I'm writing a script to export models from Blender to be used in my custom OpenGL engine. My engine wants vertices to be in a big solid "array of structs" block, with each vertex having the same amount of data, so I can easily load it into a vertex buffer object. I started out by just exporting the positions and normals which was easy, but getting to UVs my job became more complicated, because each "vertex" could have multiple UVs.
My solution was to go over each polygon first, and for each corner of the polygon, store a whole new vertex in a list, then add an index for that vertex. Afterwards, I scan the list of vertices, and eliminate any doubles, fixing indices as appropriate. This works exactly as expected; when only normal and position data is considered the number of vertices is equal to the mesh's original number of vertices, and I don't have to worry about "splitting" to account for UVs and such.
This works great and all until I start looking at tangents. All of a sudden, the number of vertices I end up with seems suspiciously close to the total number of indices, which means that (almost) no two triangles are sharing any vertices between them. Obviously this isn't good enough.
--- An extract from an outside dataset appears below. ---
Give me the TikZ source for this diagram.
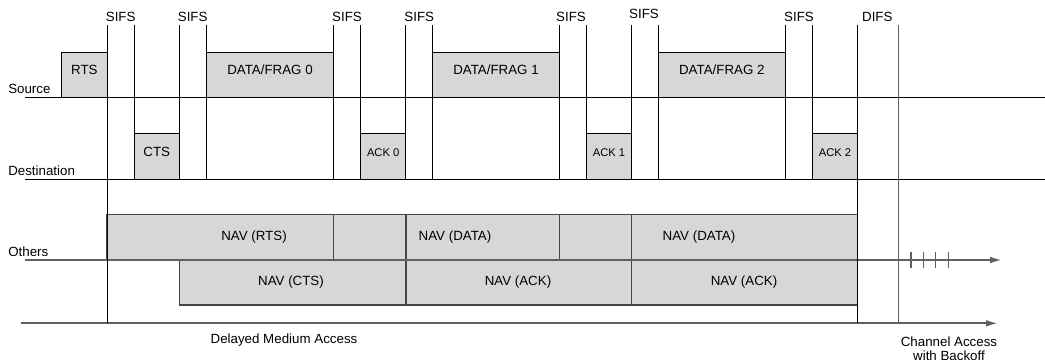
\documentclass[tikz,border=0pt]{standalone}
\usepackage{fontspec}
\setmainfont{Liberation Sans}
\usetikzlibrary{fit,arrows.meta}
\definecolor{pktfill}{RGB}{215,215,215}
\definecolor{navline}{RGB}{70,70,70}
\definecolor{axisline}{RGB}{95,95,95}
\tikzset{
  lbl/.style={font=\fontsize{10}{12}\selectfont, inner sep=0pt},
  pkt/.style={draw=black, fill=pktfill, line width=0.75pt, inner sep=0pt, font=\fontsize{10}{12}\selectfont},
  ackbox/.style={pkt, font=\fontsize{8.4}{10}\selectfont},
  nav/.style={draw=navline, fill=pktfill, line width=1pt, inner sep=0pt},
  tline/.style={draw=black, line width=0.75pt},
  gline/.style={draw=axisline, line width=1.1pt},
  axis/.style={draw=axisline, line width=1.4pt, -{Latex[length=9pt,width=5pt]}},
}
\begin{document}
\begin{tikzpicture}[x=0.75pt,y=-0.75pt]
\useasboundingbox (0,0) rectangle (1045,362);

% NAV boxes
\node[nav, fit={(107,214.3)(333.3,260)}] (navrts) {};
\node[nav, fit={(333.3,214.3)(406,260)}] (navgap1) {};
\node[nav, fit={(406,214.3)(559.3,260)}] (navdata1) {};
\node[nav, fit={(559.3,214.3)(631.7,260)}] (navgap2) {};
\node[nav, fit={(631.7,214.3)(857.3,260)}] (navdata2) {};
\node[nav, fit={(179.3,260)(406,305)}] (navcts) {};
\node[nav, fit={(406,260)(631.7,305)}] (navack1) {};
\node[nav, fit={(631.7,260)(857.3,305)}] (navack2) {};
\node[lbl] (tnavrts) at (254,237) {NAV (RTS)};
\node[lbl] (tnavdata1) at (455,237) {NAV (DATA)};
\node[lbl] (tnavdata2) at (699,237) {NAV (DATA)};
\node[lbl] (tnavcts) at (291,282) {NAV (CTS)};
\node[lbl] (tnavack1) at (518,282) {NAV (ACK)};
\node[lbl] (tnavack2) at (744,282) {NAV (ACK)};

% Others / time axes
\coordinate (othS) at (25,260);
\coordinate (othE) at (1002,260);
\draw[axis] (othS) -- (othE);
\coordinate (botS) at (21,323.3);
\coordinate (botE) at (998,323.3);
\draw[axis] (botS) -- (botE);
\foreach \x in {911,923.3,935.7,948.3}
  \draw[gline] (\x,251.7) -- (\x,268.3);

% packets
\node[pkt, fit={(61.7,52.3)(107,97)}] (rts) {RTS};
\node[pkt, fit={(134.3,133.3)(179.3,179)}] (cts) {CTS};
\node[pkt, fit={(206.7,52.3)(333.3,97)}] (d0) {DATA/FRAG 0};
\node[ackbox, fit={(360.7,133.3)(405.7,179)}] (a0) {ACK 0};
\node[pkt, fit={(432.7,52.3)(559.3,97)}] (d1) {DATA/FRAG 1};
\node[ackbox, fit={(586.7,133.3)(631.3,179)}] (a1) {ACK 1};
\node[pkt, fit={(658.3,52.3)(785.3,97)}] (d2) {DATA/FRAG 2};
\node[ackbox, fit={(812.7,133.3)(857.3,179)}] (a2) {ACK 2};

% Source / Destination lines
\draw[tline] (25,97) -- (1045,97);
\draw[tline] (25,179) -- (1045,179);

% vertical timing lines
\foreach \x in {134.3,179.3,206.7,333.3,360.7,405.7,432.7,559.3,586.7,631.3,658.3,785.3,812.7}
  \draw[tline] (\x,25) -- (\x,179);
\draw[tline] (107,25) -- (107,323.3);
\draw[tline] (857.3,25) -- (857.3,323.3);
\draw[gline] (898.3,25) -- (898.3,323.3);

% labels
\node[lbl, anchor=base west] (lsrc) at (8,93) {Source};
\node[lbl, anchor=base west] (ldst) at (8,175) {Destination};
\node[lbl, anchor=base west] (loth) at (8,256) {Others};
\node[lbl] (s1) at (120.7,17) {SIFS};
\node[lbl] (s2) at (192.7,17) {SIFS};
\node[lbl] (s3) at (347,17) {SIFS};
\node[lbl] (s4) at (419.3,17) {SIFS};
\node[lbl] (s5) at (571,17) {SIFS};
\node[lbl] (s6) at (644,14) {SIFS};
\node[lbl] (s7) at (799,17) {SIFS};
\node[lbl] (difs) at (877.3,17) {DIFS};
\node[lbl] (dma) at (284,340) {Delayed Medium Access};
\node[lbl, anchor=base] (cab1) at (949,346) {Channel Access};
\node[lbl, anchor=base] (cab2) at (949,360) {with Backoff};
\end{tikzpicture}
\end{document}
From doing quite a lot of google searching on the issue, it appears that blender calculates tangents on a per-face basis, with no regards whatsoever to indexing, and you're expected to smooth it out yourself. I have not been able to find any answers as to how to smooth them together. An article I found on the subjects suggests that simply averaging them out doesn't work, and recommends using a vertex welder, then links to a 404 and google shows nothing on the subject.
I'm using calc_tangents()
to create the tangent data in the first place. I know how to access the calculated tangents of each corner of a polygon. How do I translate this per-corner/per-face data into per-vertex?
P.S., Should I be storing bitangents in my vertex buffer from this stage, or calculate them in the fragment shader? A lot of sources online recommend the latter, but I've read that it shows up incorrectly if the UVs are skewed.